Haywire is the hottest garbage
But no one wants to admit that sodorburg sucks I guess
I did forget that all those people are lying about liking Soderbergh, true
 

Dalek

Member
Social Network #1? LOL.

That being said-I can't think of what would possibly be top. Social Network and Gravity are both well made boring films by talented filmmakers who have made vastly superior films.

I am impressed at Edge of Tommorow being on the list. I was never more happy to eat crow after watching that movie.
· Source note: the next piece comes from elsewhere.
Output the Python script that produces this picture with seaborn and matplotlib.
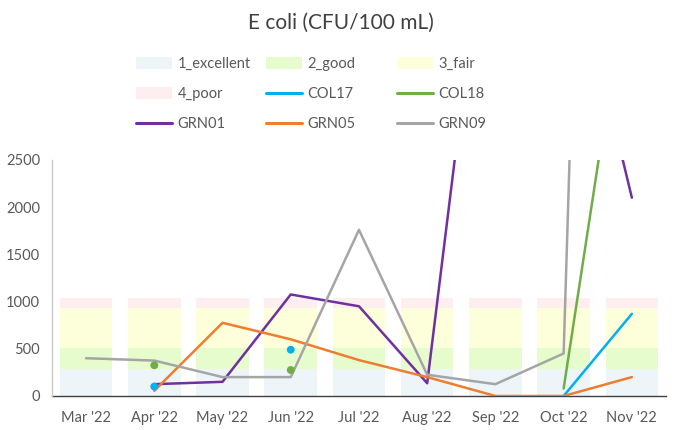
import numpy as np
import pandas as pd
import matplotlib
matplotlib.use('Agg')
import matplotlib.pyplot as plt
from matplotlib.patches import Patch
from matplotlib.lines import Line2D
import seaborn as sns

# ------------------------------------------------------------
# data
# ------------------------------------------------------------
months = ["Mar '22", "Apr '22", "May '22", "Jun '22", "Jul '22",
          "Aug '22", "Sep '22", "Oct '22", "Nov '22"]

band_names = ['1_excellent', '2_good', '3_fair', '4_poor']
band_heights = [288, 225, 418, 103]
band_colors = ['#EDF5F9', '#E6FCCD', '#FDFFDA', '#FDEFF0']

nan = np.nan
col17 = [nan, 100, nan, 490, nan, nan, nan, 0, 870]
col18 = [nan, 325, nan, 275, nan, nan, nan, 80, 4800]
grn01 = [nan, 125, 150, 1075, 950, 135, 6000, 5100, 2100]
grn05 = [nan, 55, 775, 600, 380, 200, 0, 0, 200]
grn09 = [400, 375, 200, 200, 1760, 225, 125, 450, 24196]

sites = ['COL17', 'COL18', 'GRN01', 'GRN05', 'GRN09']
site_values = [col17, col18, grn01, grn05, grn09]
site_colors = ['#00B0F0', '#70AD47', '#7030A0', '#ED7D31', '#A5A5A5']
palette = dict(zip(sites, site_colors))

# long table, with a segment id for every unbroken run of values
rows = []
for name, vals in zip(sites, site_values):
    seg, prev = 0, False
    for i, v in enumerate(vals):
        if np.isnan(v):
            prev = False
            continue
        if not prev:
            seg += 1
        rows.append({'site': name, 'pos': i, 'value': v, 'seg': seg})
        prev = True
df = pd.DataFrame(rows)
df['n'] = df.groupby(['site', 'seg'])['value'].transform('size')
lines_df = df[df['n'] > 1]
iso_df = df[df['n'] == 1]

# ------------------------------------------------------------
# plot
# ------------------------------------------------------------
sns.set_style('white')
plt.rcParams['font.family'] = ['Lato', 'DejaVu Sans']
TXT = '#595959'

fig = plt.figure(figsize=(6.82, 4.30), dpi=100)
ax = fig.add_axes([0.0762, 0.0791, 0.9003, 0.549])

x = np.arange(len(months))
bottom = np.zeros(len(months))
for name, h, c in zip(band_names, band_heights, band_colors):
    ax.bar(x, [h] * len(months), bottom=bottom, width=0.77, color=c,
           linewidth=0, zorder=1)
    bottom = bottom + h

sns.lineplot(data=lines_df, x='pos', y='value', hue='site', units='seg',
             estimator=None, palette=palette, linewidth=1.8, legend=False,
             ax=ax, zorder=3)
sns.scatterplot(data=iso_df, x='pos', y='value', hue='site', palette=palette,
                s=32, edgecolor='none', legend=False, ax=ax, zorder=4)

ax.set_xlim(-0.5, len(months) - 0.5)
ax.set_ylim(0, 2500)
ax.set_yticks(range(0, 2501, 500))
ax.set_xticks(x)
ax.set_xticklabels(months)
ax.set_xticks([len(months) - 0.5], minor=True)
ax.set_xlabel('')
ax.set_ylabel('')

for s in ['top', 'right']:
    ax.spines[s].set_visible(False)
ax.spines['left'].set_color('#C8C8C8')
ax.spines['left'].set_linewidth(1.0)
ax.spines['bottom'].set_color('#404040')
ax.spines['bottom'].set_linewidth(1.0)
ax.spines['bottom'].set_zorder(2)
ax.tick_params(axis='both', which='both', direction='out', length=5,
               width=1, color='#C8C8C8', labelcolor=TXT, labelsize=10.5)
ax.tick_params(axis='x', pad=6)

fig.text(0.5, 0.947, 'E coli (CFU/100 mL)', ha='center', va='center',
         fontsize=15, color='#404040')

# legend: three columns, row-major order as in the reference
handles = [Patch(facecolor=c, edgecolor='none') for c in band_colors]
handles += [Line2D([0], [0], color=c, lw=2.2) for c in site_colors]
labels = band_names + sites
col_x = [136 / 682, 266 / 682, 397 / 682]
for j in range(3):
    hs = [handles[j], handles[j + 3], handles[j + 6]]
    ls = [labels[j], labels[j + 3], labels[j + 6]]
    leg = fig.legend(hs, ls, loc='upper left',
                     bbox_to_anchor=(col_x[j], 1 - 57 / 430),
                     frameon=False, fontsize=10.5, handlelength=2.5,
                     handleheight=0.9, handletextpad=0.35, labelspacing=1.1,
                     borderpad=0, borderaxespad=0, labelcolor=TXT)

fig.savefig('out.png', dpi=100)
Toy Story 3 at 88 though? Oy vey
 

mellz

Member
Social Network #1? LOL.

That being said-I can't think of what would possibly be top. Social Network and Gravity are both well made boring films by talented filmmakers who have made vastly superior films.

I am impressed at Edge of Tommorow being on the list. I was never more happy to eat crow after watching that movie.

david fincher is the most overrated director... OF ALL TIME.